--- Task details ---
In the data, extract each line that holds the string "this".

--- Records for processing ---
— Begin —
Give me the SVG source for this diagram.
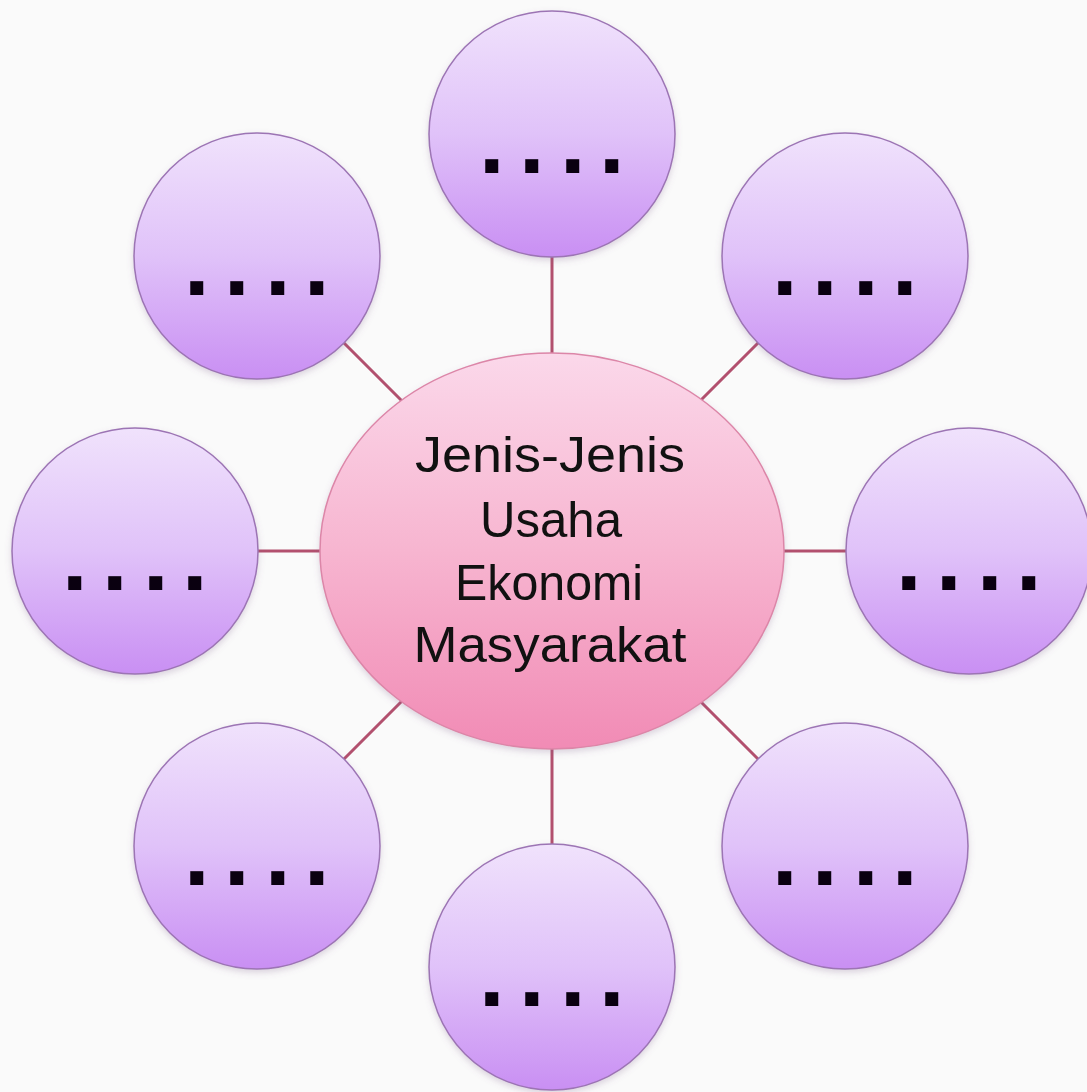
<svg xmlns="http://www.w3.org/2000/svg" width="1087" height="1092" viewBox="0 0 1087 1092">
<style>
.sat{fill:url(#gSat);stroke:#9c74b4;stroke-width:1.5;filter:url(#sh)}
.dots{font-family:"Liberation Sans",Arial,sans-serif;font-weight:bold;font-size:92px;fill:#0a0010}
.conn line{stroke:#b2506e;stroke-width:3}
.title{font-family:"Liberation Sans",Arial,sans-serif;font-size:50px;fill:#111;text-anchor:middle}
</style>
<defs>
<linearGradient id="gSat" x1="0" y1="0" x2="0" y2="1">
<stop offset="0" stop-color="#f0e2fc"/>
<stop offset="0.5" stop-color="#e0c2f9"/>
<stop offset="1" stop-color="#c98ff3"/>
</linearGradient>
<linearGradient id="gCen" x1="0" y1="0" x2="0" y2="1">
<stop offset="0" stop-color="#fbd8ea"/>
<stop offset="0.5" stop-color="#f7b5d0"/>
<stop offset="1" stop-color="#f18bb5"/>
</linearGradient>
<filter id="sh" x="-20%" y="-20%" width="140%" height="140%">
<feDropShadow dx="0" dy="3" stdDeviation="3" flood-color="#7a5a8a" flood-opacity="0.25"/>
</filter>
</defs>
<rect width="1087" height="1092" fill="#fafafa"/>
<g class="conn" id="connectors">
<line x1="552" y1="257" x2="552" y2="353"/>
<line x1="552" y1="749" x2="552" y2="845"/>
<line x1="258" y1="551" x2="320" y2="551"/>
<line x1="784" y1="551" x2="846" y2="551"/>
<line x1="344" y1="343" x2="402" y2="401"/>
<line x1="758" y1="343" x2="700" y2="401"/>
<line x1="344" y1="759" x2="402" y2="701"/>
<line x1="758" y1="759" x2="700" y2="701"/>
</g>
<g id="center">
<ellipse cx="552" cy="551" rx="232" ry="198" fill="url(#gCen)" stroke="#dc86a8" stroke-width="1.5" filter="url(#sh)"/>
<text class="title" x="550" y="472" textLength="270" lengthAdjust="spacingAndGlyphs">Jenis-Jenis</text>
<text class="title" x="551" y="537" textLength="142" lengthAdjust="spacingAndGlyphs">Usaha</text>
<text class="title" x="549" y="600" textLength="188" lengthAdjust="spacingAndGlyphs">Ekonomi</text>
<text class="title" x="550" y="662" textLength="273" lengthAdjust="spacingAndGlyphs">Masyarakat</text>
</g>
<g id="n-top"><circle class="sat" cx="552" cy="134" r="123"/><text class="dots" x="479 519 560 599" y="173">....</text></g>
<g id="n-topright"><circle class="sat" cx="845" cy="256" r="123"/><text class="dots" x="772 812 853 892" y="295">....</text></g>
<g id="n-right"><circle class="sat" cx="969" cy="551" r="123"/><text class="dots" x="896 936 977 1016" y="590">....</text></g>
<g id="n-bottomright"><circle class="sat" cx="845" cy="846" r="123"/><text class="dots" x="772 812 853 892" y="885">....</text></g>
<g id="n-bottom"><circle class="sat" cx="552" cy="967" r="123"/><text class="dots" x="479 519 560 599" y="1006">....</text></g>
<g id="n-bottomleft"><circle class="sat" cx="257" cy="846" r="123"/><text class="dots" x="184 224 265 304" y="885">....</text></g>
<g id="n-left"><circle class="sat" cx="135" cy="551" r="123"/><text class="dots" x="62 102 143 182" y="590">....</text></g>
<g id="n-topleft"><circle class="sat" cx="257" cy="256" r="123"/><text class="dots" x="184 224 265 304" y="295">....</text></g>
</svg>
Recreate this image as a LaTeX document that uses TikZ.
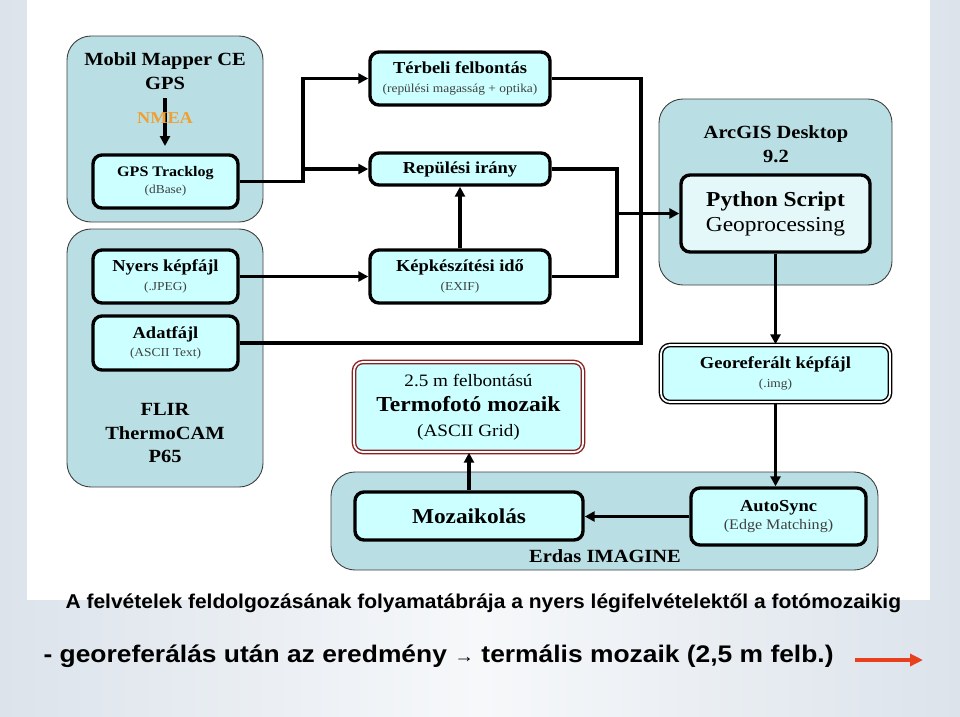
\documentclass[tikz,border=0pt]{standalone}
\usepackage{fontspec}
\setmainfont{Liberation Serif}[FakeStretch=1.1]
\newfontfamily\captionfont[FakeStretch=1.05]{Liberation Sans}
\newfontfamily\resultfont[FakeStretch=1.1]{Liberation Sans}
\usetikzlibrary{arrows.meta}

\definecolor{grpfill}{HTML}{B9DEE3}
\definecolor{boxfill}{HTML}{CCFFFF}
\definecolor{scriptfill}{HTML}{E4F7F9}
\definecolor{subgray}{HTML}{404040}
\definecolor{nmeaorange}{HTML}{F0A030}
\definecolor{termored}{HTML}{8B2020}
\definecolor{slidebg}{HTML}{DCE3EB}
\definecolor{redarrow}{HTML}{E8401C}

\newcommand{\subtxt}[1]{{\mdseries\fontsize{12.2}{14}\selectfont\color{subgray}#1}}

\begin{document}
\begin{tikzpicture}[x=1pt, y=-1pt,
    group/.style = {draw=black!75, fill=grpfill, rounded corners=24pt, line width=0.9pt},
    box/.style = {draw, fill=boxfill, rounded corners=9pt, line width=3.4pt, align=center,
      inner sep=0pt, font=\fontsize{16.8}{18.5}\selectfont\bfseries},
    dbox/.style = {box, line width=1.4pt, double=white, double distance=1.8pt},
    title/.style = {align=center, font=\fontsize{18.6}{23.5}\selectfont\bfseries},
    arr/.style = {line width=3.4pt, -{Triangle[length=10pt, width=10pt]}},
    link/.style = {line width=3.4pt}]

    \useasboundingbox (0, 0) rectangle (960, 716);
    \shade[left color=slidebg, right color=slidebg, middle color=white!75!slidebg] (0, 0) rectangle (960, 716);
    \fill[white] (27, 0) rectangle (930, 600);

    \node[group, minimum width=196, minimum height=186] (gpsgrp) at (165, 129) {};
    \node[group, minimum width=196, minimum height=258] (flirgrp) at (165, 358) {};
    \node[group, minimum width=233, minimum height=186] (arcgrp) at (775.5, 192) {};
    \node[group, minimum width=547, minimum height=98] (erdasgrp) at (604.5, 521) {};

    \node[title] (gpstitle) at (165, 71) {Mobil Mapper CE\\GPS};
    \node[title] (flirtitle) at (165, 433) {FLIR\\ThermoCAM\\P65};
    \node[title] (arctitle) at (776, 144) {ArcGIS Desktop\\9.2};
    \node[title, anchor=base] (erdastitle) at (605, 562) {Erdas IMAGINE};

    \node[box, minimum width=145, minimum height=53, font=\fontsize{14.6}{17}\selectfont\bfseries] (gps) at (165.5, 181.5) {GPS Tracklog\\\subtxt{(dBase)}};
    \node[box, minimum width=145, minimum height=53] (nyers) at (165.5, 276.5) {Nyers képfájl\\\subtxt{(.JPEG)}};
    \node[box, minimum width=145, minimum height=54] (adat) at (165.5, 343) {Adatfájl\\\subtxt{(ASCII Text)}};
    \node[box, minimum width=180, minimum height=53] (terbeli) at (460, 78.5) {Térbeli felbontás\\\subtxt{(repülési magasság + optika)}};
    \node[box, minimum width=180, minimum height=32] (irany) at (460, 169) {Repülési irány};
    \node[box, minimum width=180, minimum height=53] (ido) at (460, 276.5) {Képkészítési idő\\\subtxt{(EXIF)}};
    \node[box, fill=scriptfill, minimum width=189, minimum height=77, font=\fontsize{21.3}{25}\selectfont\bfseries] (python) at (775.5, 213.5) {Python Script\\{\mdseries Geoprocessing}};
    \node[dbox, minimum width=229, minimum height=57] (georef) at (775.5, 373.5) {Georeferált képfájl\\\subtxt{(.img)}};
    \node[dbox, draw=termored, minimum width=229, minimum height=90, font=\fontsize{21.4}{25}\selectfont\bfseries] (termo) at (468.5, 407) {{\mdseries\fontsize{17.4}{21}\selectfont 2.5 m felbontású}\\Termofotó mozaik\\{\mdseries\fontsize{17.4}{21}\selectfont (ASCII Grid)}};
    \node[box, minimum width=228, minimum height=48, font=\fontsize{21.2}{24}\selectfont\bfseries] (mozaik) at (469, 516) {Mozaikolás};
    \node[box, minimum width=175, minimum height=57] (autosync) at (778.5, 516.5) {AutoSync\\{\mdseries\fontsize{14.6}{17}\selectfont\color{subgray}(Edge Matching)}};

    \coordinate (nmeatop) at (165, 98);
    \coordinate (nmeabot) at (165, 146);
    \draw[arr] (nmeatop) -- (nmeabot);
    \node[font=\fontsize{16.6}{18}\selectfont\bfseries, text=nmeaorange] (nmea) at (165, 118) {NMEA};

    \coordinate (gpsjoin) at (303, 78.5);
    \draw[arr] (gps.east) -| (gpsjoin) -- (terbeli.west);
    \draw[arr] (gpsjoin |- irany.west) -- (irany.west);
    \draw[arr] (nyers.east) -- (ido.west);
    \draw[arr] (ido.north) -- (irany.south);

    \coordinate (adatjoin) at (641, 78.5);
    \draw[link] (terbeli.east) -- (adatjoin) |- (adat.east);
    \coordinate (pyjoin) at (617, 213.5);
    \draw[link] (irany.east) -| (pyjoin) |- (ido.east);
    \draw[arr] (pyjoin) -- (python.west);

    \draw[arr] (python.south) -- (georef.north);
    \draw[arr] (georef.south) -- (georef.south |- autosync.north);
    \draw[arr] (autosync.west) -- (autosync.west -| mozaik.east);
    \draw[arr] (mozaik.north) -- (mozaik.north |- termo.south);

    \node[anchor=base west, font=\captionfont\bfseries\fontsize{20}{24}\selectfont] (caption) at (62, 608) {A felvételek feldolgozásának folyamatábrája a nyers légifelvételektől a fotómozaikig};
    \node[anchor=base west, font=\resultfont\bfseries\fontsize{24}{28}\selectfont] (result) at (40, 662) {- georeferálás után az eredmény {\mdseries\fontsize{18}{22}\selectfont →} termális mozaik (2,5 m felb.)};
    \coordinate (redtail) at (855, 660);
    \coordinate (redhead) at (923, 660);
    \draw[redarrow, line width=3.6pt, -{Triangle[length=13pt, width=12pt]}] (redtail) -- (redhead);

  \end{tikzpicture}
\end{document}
— End —
--- Exercise output ---
Give me the SVG source for this diagram.
Recreate this image as a LaTeX document that uses TikZ.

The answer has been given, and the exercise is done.